Byron Wien 10 surprises for 2013 updated list was made available yesterday. The Blackstone Group L.P. (NYSE:BX) Vice-Chairman released his annual Surprises list about a week ago, but this morning he has updated his list. His Ten Surprises list includes things the average investor gives a one out of three chance of taking place, but which he thinks are probable. Here are his updates from his conference call Thursday afternoon.
Iran will be able to make a nuclear weapon, so we need to be able to contain it instead of prevent it.
- S&P 500 (INDEXSP:.INX) earnings will go down this year. They have been decelerating since October, and 61 percent of the companies on the S&P 500 (INDEXSP:.INX) did not meet their third quarter sales estimates, which is usually a precursor for disappointment in earnings. He expects earnings will be $95 or less compared to $100 in 2012. He also thinks the S&P will touch 1,300 at some point this year.
- Financial stocks will suffer. “They are no longer as egregiously undervalued as they were at the end of 2012,” Wien said.

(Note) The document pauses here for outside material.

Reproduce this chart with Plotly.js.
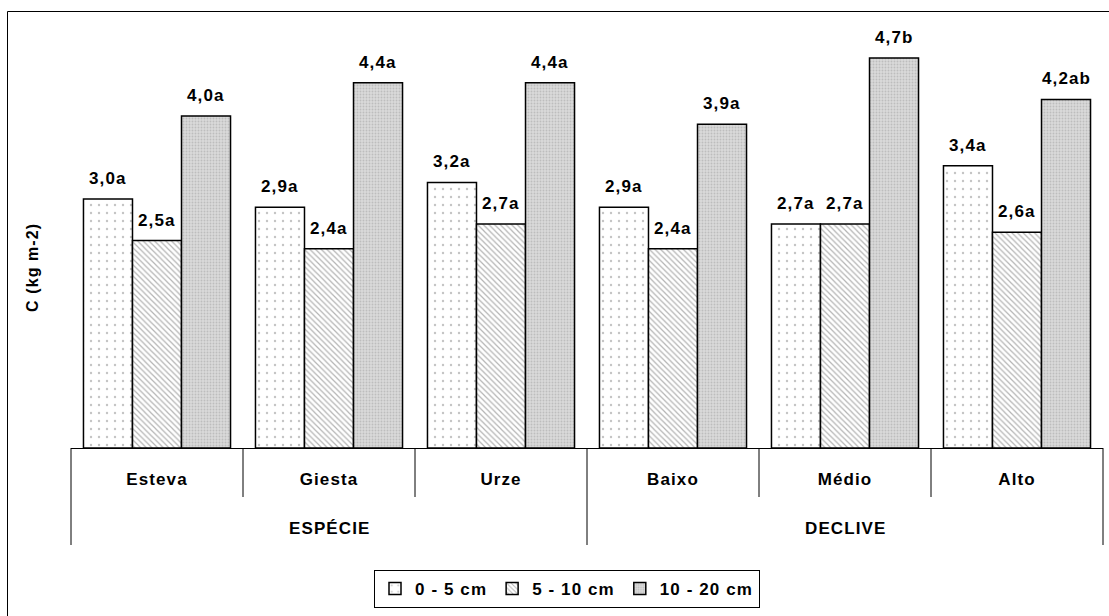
<!DOCTYPE html>
<html>
<head>
<meta charset="utf-8">
<script src="https://cdn.plot.ly/plotly-3.0.1.min.js"></script>
<style>
html,body{margin:0;padding:0;background:#fff;}
#chart{width:1109px;height:616px;}
svg text{letter-spacing:1.1px;}
</style>
</head>
<body>
<div id="chart"></div>
<script>
// ---- data ----
const categories = ["Esteva", "Giesta", "Urze", "Baixo", "Médio", "Alto"];
const groups = ["ESPÉCIE", "ESPÉCIE", "ESPÉCIE", "DECLIVE", "DECLIVE", "DECLIVE"];
const seriesNames = ["0 - 5 cm", "5 - 10 cm", "10 - 20 cm"];
const depth0_5 = [3.0, 2.9, 3.2, 2.9, 2.7, 3.4];
const depth5_10 = [2.5, 2.4, 2.7, 2.4, 2.7, 2.6];
const depth10_20 = [4.0, 4.4, 4.4, 3.9, 4.7, 4.2];
const letters0_5 = ["a", "a", "a", "a", "a", "a"];
const letters5_10 = ["a", "a", "a", "a", "a", "a"];
const letters10_20 = ["a", "a", "a", "a", "b", "ab"];
const yTitle = "C (kg m-2)";

const values = [depth0_5, depth5_10, depth10_20];
const letters = [letters0_5, letters5_10, letters10_20];

const FONT = "Liberation Sans, Arial, sans-serif";
const patterns = [
  {shape: ".", bgcolor: "#ffffff", fgcolor: "#c4c4c4", size: 8, solidity: 0.07},
  {shape: "\\", bgcolor: "#ffffff", fgcolor: "#b4b4b4", size: 4, solidity: 0.3},
  {shape: ".", bgcolor: "#dadada", fgcolor: "#bdbdbd", size: 3, solidity: 0.3}
];

const BARGAP = 0.145;
const traces = values.map((v, s) => ({
  type: "bar",
  name: seriesNames[s],
  x: categories,
  y: v,
  marker: {color: patterns[s].bgcolor, pattern: patterns[s], line: {color: "#000", width: 1.5}},
  hoverinfo: "skip"
}));

const fmt = v => v.toFixed(1).replace(".", ",");

// plot geometry in pixels (used to convert to paper coordinates)
const W = 1109, H = 616, ML = 71, MR = 6, MT = 33, MB = 168;
const PW = W - ML - MR, PH = H - MT - MB;
const px2xp = px => (px - ML) / PW;
const px2yp = py => (H - MB - py) / PH;
const nCat = categories.length;
const bndXp = i => i / nCat;               // boundary i in paper units

const annotations = [];
const barW = (1 - BARGAP) / 3 * (PW / nCat);
values.forEach((v, s) => {
  v.forEach((val, i) => {
    annotations.push({
      x: categories[i], y: val, xref: "x", yref: "y",
      text: "<b>" + fmt(val) + letters[s][i] + "</b>",
      showarrow: false, xanchor: "center", yanchor: "bottom",
      xshift: (s - 1) * barW, yshift: 9,
      font: {family: FONT, size: 17, color: "#000"}
    });
  });
});

// group labels
const uniqueGroups = [];
groups.forEach((g, i) => {
  if (!uniqueGroups.length || uniqueGroups[uniqueGroups.length - 1].name !== g) uniqueGroups.push({name: g, start: i, end: i});
  else uniqueGroups[uniqueGroups.length - 1].end = i;
});
uniqueGroups.forEach(g => {
  annotations.push({
    x: (bndXp(g.start) + bndXp(g.end + 1)) / 2, y: px2yp(528), xref: "paper", yref: "paper",
    text: "<b>" + g.name + "</b>", showarrow: false, xanchor: "center", yanchor: "middle",
    font: {family: FONT, size: 17, color: "#000"}
  });
});

// y title
annotations.push({
  x: px2xp(32), y: px2yp(268), xref: "paper", yref: "paper",
  text: "<b>" + yTitle + "</b>", textangle: -90, showarrow: false,
  xanchor: "center", yanchor: "middle",
  font: {family: FONT, size: 16, color: "#000"}
});

// dividers
const shapes = [];
const groupBounds = new Set();
uniqueGroups.forEach(g => { groupBounds.add(g.start); groupBounds.add(g.end + 1); });
for (let i = 0; i <= nCat; i++) {
  const long = groupBounds.has(i);
  shapes.push({
    type: "line", xref: "paper", yref: "paper",
    x0: bndXp(i), x1: bndXp(i), y0: 0, y1: px2yp(long ? 545 : 497),
    line: {color: "#000", width: 1}
  });
}
// outer frame
shapes.push({
  type: "rect", xref: "paper", yref: "paper",
  x0: px2xp(7.5), x1: px2xp(1130), y0: px2yp(11.5), y1: px2yp(640),
  line: {color: "#000", width: 1}, fillcolor: "rgba(0,0,0,0)"
});

const layout = {
  width: W, height: H, autosize: false,
  margin: {l: ML, r: MR, t: MT, b: MB, pad: 0},
  paper_bgcolor: "#fff", plot_bgcolor: "#fff",
  barmode: "group", bargap: BARGAP, bargroupgap: 0,
  showlegend: true,
  legend: {
    orientation: "h", x: px2xp(567), xanchor: "center", xref: "paper",
    y: px2yp(570), yanchor: "top", yref: "paper",
    bordercolor: "#000", borderwidth: 1, bgcolor: "#fff",
    font: {family: FONT, size: 17, color: "#000", weight: "bold"},
    itemwidth: 30, tracegroupgap: 0
  },
  xaxis: {
    type: "category", range: [-0.5, nCat - 0.5],
    showline: true, linecolor: "#000", linewidth: 1,
    ticks: "", showgrid: false, zeroline: false,
    ticklabelstandoff: 16,
    tickfont: {family: FONT, size: 17, color: "#000", weight: "bold"}
  },
  yaxis: {
    range: [0, 5], showline: false, showticklabels: false, ticks: "",
    showgrid: false, zeroline: false
  },
  annotations: annotations,
  shapes: shapes
};

Plotly.newPlot("chart", traces, layout, {displayModeBar: false, staticPlot: true});
</script>
</body>
</html>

- The price of oil will continue to fall. He predicts it will go down to $70 per barrel, partially because of reduced demand but mostly because of “vastly increased production.”
- The Republicans will focus on citizenship for the Hispanic population in order to win their vote. If they don’t win the Hispanic vote, they won’t be able to win future elections.
- China’s leaders will implement reforms, especially focusing on corruption and stimulating the economy through both monetary and fiscal policy. He expects the Chinese economy to grow 7 percent and A shares to rally and grow by up to 20 percent.
- Commodity prices will continue to rise. He expects an increase of $1 for corn, wheat, and cattle because of increased droughts and crop failures.
- Gold will reach $1,900 per ounce again, a number it hasn’t been at for two years.
- The Japanese yen will depreciate to 100 to $1 and the Nikkei 225 will get to 12,000. He expects the new Japanese prime minister to “take a more aggressive approach toward getting that economy to come alive.”
Europe will “continue to muddle through.” He predicts it will be in a shallow recession this year while the U.S. will grow. He expects a 10 percent decline in European markets.
The main thing that changed from the list Wien released a week ago is the addition of his prediction that oil prices will keep falling. He listed that in place of the Democrats working on making the U.S. independent of oil imports from the Middle East by 2020.
Wien left his list of “also-rans,” the same. “Also-rans” are ideas he has that he doesn’t believe have a 50 percent or greater probability or that he doesn’t see as important as his top ten. Here is the list he left unchanged in Thursday’s conference call:
The markets will see more volatility. He expects the VIX, which is around 13, will go as high as 30.
- More effort will be made on gun control, although the National Rifle Association is more organized than those working to make gun control laws stricter, so they won’t be successful.
- Congress will begin to look for other forms of taxation, like a value-added tax and a wealth tax.
- Congress will begin to talk about high-frequency trading and possibly try to put a transaction tax on intraday trading, although it will be unsuccessful.
Technology saturation won’t affect Apple Inc. (NASDAQ:AAPL), which will sell its products overseas. However he believes social media, computer hardware and semiconductor stocks will suffer.